After Maya's grandfather, Mr. Johnson, left Momma "around the turn of the century with two small sons to raise," she married two more times. Her second husband, Mr. Henderson, is something of a mystery. Momma's third husband, Mr. Murphy, visits one weekend when he passes through Stamps. While the rest of the family goes to Sunday church service, Uncle Willie stays at the General Store with him. According to Bailey, Uncle Willie stays home to prevent Mr. Murphy from stealing from the store. Angelou describes Momma as a tall, good-looking woman who exudes power and strength and enjoys leading hymns in the Sunday church service.

Momma tries to instill in Maya and Bailey her philosophy for dealing with white people, which is basically one of avoidance of conflict. She doesn't see this as cowardice so much as being realistic. Momma enjoys pointing out to people that she was "the only Negro woman in Stamps referred to once as Mrs." This came about when a suspect in a court case testified that he took refuge in "Mrs. Henderson's store." The judge requested Mrs. Henderson be brought to court to testify, and when Momma appeared, the white people in the audience were very amused because, according to custom, an African American woman was never called Mrs., but then no one had expected a store owner to be African American.

Analysis

The time frame of Momma's first marriage means she grew up shortly after the Civil War, during the era when many whites, feeling both politically and economically threatened by the new African American citizens, formed white supremacy groups and brutally enforced segregationist laws and policies. Although African Americans now had rights, there was little official protection of those rights; instead, local laws and social norms were rigged to try to segregate and marginalize African Americans.

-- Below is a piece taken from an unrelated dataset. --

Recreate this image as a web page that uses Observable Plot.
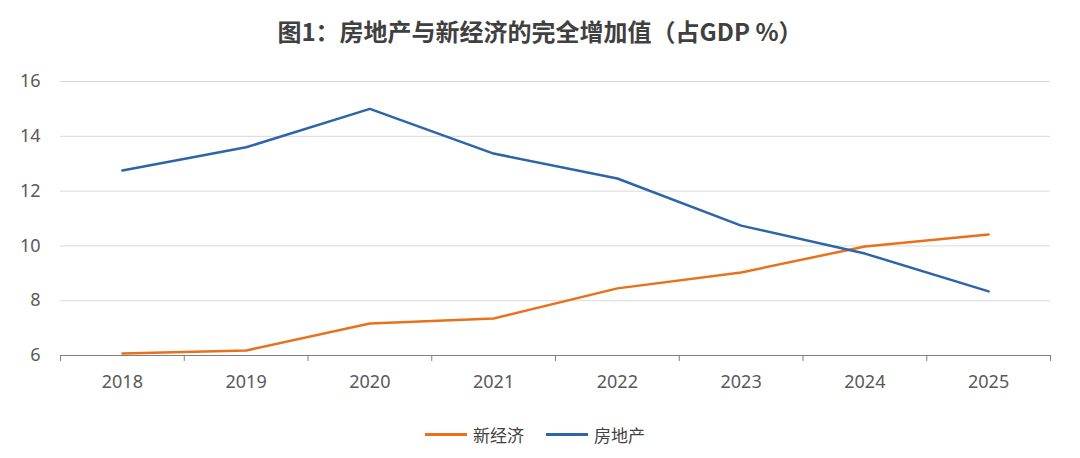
<!DOCTYPE html>
<html><head><meta charset="utf-8">
<script src="https://cdn.jsdelivr.net/npm/d3@7"></script>
<script src="https://cdn.jsdelivr.net/npm/@observablehq/plot@0.6"></script>
<style>
body{margin:0;background:#fff;font-family:"Noto Sans CJK SC","Noto Sans",sans-serif;}
#title{height:60px;line-height:62px;text-align:center;font-size:24px;font-weight:bold;color:#404040;}
#legend{display:flex;justify-content:center;gap:22px;margin-top:22px;font-size:17px;color:#404040;margin-left:-10px}
#legend span{display:flex;align-items:center;gap:6px}
#legend i{display:inline-block;width:42px;height:3px}
</style></head><body>
<div id="title">图1：房地产与新经济的完全增加值（占GDP %）</div>
<div id="chart"></div>
<div id="legend"><span><i style="background:#e9711c"></i>新经济</span><span><i style="background:#2e64a8"></i>房地产</span></div>
<script>
const years = [2018,2019,2020,2021,2022,2023,2024,2025];
const newEconomy = [6.07,6.18,7.17,7.35,8.45,9.03,9.98,10.42];
const realEstate = [12.75,13.6,15.0,13.37,12.46,10.74,9.72,8.34];
const yTicks = [6,8,10,12,14,16];
const data = years.flatMap((y,i)=>[{year:y,v:newEconomy[i],s:"新经济"},{year:y,v:realEstate[i],s:"房地产"}]);
const bounds = years.map(y=>y-0.5).concat([years[years.length-1]+0.5]);
const chart = Plot.plot({
  width:1080,height:340,marginLeft:60,marginRight:30,marginTop:21,marginBottom:45,
  style:{fontFamily:"'Noto Sans', sans-serif",fontSize:"18px",color:"#595959",background:"#fff"},
  x:{domain:[2017.5,2025.5],ticks:years,tickFormat:d=>String(d),tickSize:0,tickPadding:20,label:null},
  y:{domain:[6,16],ticks:yTicks,tickSize:0,tickPadding:20,label:null},
  color:{domain:["新经济","房地产"],range:["#e9711c","#2e64a8"]},
  marks:[
    Plot.gridY(yTicks.filter(t=>t>6),{stroke:"#d9d9d9",strokeOpacity:1}),
    Plot.ruleY([6],{stroke:"#7f7f7f"}),
    Plot.ruleX(bounds,{y1:6,y2:5.78,stroke:"#7f7f7f"}),
    Plot.line(data,{x:"year",y:"v",z:"s",stroke:"s",strokeWidth:2.5})
  ]
});
document.getElementById("chart").appendChild(chart);
</script></body></html>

The social prohibition against using Mr. or Mrs. when referring to African Americans was one petty way whites tried to assert superiority over African Americans. This is why, in Chapter 5, Maya was so upset that the white girls who taunted Momma called her by her first name. Momma's success as an entrepreneur is partly due to her strategy of being nonconfrontational. Maya's generation—and Angelou herself—would go on to actively pursue and demand their rights as American citizens in the civil rights movement of the 1950s and 1960s.